**Work required:**
Can you set down, exactly as they appear below, the lines from the opening of the material through the one bearing "const markerStep = 4;", minus the pictures?
▼
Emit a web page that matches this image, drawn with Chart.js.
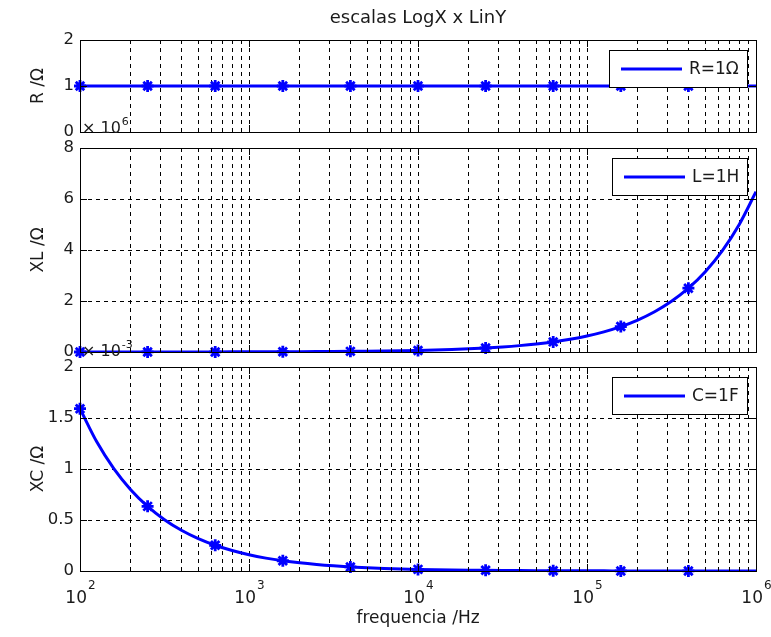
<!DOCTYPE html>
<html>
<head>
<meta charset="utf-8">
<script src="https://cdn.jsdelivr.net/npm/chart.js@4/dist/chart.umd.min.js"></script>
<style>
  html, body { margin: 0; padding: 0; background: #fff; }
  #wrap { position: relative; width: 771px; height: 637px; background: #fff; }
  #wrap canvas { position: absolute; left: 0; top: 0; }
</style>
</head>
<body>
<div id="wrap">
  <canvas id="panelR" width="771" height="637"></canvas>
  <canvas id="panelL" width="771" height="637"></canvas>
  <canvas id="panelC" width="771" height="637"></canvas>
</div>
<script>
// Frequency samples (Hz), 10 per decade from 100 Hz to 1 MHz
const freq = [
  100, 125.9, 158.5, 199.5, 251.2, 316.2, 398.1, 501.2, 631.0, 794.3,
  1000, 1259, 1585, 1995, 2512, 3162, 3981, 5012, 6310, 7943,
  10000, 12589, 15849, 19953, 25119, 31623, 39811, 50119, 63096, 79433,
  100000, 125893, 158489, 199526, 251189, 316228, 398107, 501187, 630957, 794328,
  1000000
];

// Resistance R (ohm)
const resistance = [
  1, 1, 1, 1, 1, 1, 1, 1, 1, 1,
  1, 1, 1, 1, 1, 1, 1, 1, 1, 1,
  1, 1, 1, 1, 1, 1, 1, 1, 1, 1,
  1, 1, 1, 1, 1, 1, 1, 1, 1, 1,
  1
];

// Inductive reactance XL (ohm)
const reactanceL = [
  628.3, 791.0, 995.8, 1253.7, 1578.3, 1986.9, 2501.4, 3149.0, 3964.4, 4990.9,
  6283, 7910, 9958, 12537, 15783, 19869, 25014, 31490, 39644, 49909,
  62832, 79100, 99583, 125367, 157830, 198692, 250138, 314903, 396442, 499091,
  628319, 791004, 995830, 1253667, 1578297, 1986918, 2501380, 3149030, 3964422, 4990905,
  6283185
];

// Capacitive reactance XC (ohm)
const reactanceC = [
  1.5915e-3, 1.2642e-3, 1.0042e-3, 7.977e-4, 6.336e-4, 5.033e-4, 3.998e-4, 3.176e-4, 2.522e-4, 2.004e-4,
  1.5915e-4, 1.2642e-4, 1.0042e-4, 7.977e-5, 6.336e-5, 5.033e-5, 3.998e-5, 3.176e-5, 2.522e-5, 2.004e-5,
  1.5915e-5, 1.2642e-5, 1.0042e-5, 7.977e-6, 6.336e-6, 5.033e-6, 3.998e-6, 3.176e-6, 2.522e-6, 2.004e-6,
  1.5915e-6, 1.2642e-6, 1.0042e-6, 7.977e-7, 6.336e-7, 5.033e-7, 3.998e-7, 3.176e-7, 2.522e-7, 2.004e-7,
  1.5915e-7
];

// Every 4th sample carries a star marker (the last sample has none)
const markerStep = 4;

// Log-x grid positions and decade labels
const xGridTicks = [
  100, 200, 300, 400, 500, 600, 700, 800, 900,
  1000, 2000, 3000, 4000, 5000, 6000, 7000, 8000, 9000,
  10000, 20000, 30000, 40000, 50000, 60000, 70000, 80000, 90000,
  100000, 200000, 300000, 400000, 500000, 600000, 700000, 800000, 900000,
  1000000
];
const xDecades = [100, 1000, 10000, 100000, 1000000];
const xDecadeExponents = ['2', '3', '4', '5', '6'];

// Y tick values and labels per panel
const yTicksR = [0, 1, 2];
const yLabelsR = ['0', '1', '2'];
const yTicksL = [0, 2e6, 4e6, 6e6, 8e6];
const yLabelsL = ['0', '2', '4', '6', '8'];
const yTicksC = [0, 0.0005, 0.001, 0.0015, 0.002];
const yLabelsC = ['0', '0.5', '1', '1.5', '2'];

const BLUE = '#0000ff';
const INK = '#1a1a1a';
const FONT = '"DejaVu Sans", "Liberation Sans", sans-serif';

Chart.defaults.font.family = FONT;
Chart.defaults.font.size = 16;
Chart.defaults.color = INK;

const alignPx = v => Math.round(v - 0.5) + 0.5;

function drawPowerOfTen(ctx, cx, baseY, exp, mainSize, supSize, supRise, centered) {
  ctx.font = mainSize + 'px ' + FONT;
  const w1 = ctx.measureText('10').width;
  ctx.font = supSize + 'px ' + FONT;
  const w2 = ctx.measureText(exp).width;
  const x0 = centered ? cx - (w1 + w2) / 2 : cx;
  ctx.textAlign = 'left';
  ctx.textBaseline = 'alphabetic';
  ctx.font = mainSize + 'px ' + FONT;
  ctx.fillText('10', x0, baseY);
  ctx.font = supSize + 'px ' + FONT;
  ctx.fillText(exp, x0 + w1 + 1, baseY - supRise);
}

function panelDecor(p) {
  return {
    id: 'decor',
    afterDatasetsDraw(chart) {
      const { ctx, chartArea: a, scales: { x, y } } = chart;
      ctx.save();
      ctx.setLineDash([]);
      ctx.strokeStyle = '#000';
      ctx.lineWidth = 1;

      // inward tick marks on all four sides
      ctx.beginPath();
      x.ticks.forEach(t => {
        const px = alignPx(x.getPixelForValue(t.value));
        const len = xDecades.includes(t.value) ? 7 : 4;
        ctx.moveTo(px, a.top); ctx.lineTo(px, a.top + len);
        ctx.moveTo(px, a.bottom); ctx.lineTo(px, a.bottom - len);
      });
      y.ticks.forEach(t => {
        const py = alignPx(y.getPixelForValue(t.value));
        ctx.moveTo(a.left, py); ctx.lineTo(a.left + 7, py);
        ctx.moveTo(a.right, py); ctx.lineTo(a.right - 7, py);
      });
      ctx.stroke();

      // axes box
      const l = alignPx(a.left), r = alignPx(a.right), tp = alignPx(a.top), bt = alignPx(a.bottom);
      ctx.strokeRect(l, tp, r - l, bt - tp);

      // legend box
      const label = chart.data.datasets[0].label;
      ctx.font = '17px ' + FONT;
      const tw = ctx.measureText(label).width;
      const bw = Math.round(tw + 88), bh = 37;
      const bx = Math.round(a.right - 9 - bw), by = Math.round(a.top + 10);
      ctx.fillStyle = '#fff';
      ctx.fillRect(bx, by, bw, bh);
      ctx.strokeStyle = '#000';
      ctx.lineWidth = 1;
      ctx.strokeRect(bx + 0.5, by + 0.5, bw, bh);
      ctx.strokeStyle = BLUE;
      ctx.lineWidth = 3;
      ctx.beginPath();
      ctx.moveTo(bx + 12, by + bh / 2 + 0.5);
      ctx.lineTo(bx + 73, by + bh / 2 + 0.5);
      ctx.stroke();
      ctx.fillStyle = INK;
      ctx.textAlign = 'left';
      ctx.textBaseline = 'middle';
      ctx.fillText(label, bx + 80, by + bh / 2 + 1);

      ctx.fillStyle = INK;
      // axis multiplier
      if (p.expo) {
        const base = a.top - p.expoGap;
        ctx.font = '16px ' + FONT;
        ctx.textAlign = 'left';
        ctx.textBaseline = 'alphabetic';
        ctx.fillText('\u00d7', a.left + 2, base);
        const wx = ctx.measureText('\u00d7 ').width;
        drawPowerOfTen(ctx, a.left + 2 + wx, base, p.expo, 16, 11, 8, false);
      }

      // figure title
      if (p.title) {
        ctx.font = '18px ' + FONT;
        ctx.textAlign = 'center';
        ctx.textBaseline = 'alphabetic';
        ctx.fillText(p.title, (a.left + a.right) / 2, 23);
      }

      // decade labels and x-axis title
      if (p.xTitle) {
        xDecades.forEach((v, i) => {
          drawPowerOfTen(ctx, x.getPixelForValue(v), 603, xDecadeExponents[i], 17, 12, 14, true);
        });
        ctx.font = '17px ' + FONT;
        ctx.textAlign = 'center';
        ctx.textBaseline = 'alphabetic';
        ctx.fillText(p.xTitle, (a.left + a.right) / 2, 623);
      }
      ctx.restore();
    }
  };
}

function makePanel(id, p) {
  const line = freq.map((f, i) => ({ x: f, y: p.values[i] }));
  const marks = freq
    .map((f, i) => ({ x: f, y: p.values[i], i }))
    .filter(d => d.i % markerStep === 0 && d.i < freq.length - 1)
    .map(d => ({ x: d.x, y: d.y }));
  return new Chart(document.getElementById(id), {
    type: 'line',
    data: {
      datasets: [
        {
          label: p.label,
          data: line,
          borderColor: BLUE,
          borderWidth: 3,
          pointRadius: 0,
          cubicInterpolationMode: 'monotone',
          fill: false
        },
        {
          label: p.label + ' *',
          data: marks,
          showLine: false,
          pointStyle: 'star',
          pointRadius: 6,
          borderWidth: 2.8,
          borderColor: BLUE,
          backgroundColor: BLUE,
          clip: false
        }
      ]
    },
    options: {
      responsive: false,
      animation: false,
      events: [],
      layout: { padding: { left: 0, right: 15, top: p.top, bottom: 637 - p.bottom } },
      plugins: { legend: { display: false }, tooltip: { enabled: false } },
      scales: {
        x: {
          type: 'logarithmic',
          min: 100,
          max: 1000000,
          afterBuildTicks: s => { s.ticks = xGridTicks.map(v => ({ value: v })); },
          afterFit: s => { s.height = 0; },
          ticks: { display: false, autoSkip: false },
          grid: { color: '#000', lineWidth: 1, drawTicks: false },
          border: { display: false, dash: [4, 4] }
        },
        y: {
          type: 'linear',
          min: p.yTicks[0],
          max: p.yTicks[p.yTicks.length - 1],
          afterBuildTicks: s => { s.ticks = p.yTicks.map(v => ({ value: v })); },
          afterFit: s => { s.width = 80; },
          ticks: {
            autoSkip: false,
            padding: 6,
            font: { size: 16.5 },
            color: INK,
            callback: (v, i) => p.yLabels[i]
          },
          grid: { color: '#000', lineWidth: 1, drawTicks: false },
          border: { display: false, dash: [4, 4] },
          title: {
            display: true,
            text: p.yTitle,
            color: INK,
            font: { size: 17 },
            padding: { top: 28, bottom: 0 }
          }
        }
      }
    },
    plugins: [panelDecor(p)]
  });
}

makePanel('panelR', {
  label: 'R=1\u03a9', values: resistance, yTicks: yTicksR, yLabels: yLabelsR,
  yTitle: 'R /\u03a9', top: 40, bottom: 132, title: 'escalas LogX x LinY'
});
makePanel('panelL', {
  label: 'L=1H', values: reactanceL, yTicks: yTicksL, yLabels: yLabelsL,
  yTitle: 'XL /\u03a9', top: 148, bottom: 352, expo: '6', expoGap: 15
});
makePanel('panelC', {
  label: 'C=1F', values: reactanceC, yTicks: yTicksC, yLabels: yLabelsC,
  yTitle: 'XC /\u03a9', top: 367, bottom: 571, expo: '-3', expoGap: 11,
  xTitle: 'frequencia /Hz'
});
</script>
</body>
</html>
▲
**Answer:**
Emit a web page that matches this image, drawn with Chart.js.
<!DOCTYPE html>
<html>
<head>
<meta charset="utf-8">
<script src="https://cdn.jsdelivr.net/npm/chart.js@4/dist/chart.umd.min.js"></script>
<style>
  html, body { margin: 0; padding: 0; background: #fff; }
  #wrap { position: relative; width: 771px; height: 637px; background: #fff; }
  #wrap canvas { position: absolute; left: 0; top: 0; }
</style>
</head>
<body>
<div id="wrap">
  <canvas id="panelR" width="771" height="637"></canvas>
  <canvas id="panelL" width="771" height="637"></canvas>
  <canvas id="panelC" width="771" height="637"></canvas>
</div>
<script>
// Frequency samples (Hz), 10 per decade from 100 Hz to 1 MHz
const freq = [
  100, 125.9, 158.5, 199.5, 251.2, 316.2, 398.1, 501.2, 631.0, 794.3,
  1000, 1259, 1585, 1995, 2512, 3162, 3981, 5012, 6310, 7943,
  10000, 12589, 15849, 19953, 25119, 31623, 39811, 50119, 63096, 79433,
  100000, 125893, 158489, 199526, 251189, 316228, 398107, 501187, 630957, 794328,
  1000000
];

// Resistance R (ohm)
const resistance = [
  1, 1, 1, 1, 1, 1, 1, 1, 1, 1,
  1, 1, 1, 1, 1, 1, 1, 1, 1, 1,
  1, 1, 1, 1, 1, 1, 1, 1, 1, 1,
  1, 1, 1, 1, 1, 1, 1, 1, 1, 1,
  1
];

// Inductive reactance XL (ohm)
const reactanceL = [
  628.3, 791.0, 995.8, 1253.7, 1578.3, 1986.9, 2501.4, 3149.0, 3964.4, 4990.9,
  6283, 7910, 9958, 12537, 15783, 19869, 25014, 31490, 39644, 49909,
  62832, 79100, 99583, 125367, 157830, 198692, 250138, 314903, 396442, 499091,
  628319, 791004, 995830, 1253667, 1578297, 1986918, 2501380, 3149030, 3964422, 4990905,
  6283185
];

// Capacitive reactance XC (ohm)
const reactanceC = [
  1.5915e-3, 1.2642e-3, 1.0042e-3, 7.977e-4, 6.336e-4, 5.033e-4, 3.998e-4, 3.176e-4, 2.522e-4, 2.004e-4,
  1.5915e-4, 1.2642e-4, 1.0042e-4, 7.977e-5, 6.336e-5, 5.033e-5, 3.998e-5, 3.176e-5, 2.522e-5, 2.004e-5,
  1.5915e-5, 1.2642e-5, 1.0042e-5, 7.977e-6, 6.336e-6, 5.033e-6, 3.998e-6, 3.176e-6, 2.522e-6, 2.004e-6,
  1.5915e-6, 1.2642e-6, 1.0042e-6, 7.977e-7, 6.336e-7, 5.033e-7, 3.998e-7, 3.176e-7, 2.522e-7, 2.004e-7,
  1.5915e-7
];

// Every 4th sample carries a star marker (the last sample has none)
const markerStep = 4;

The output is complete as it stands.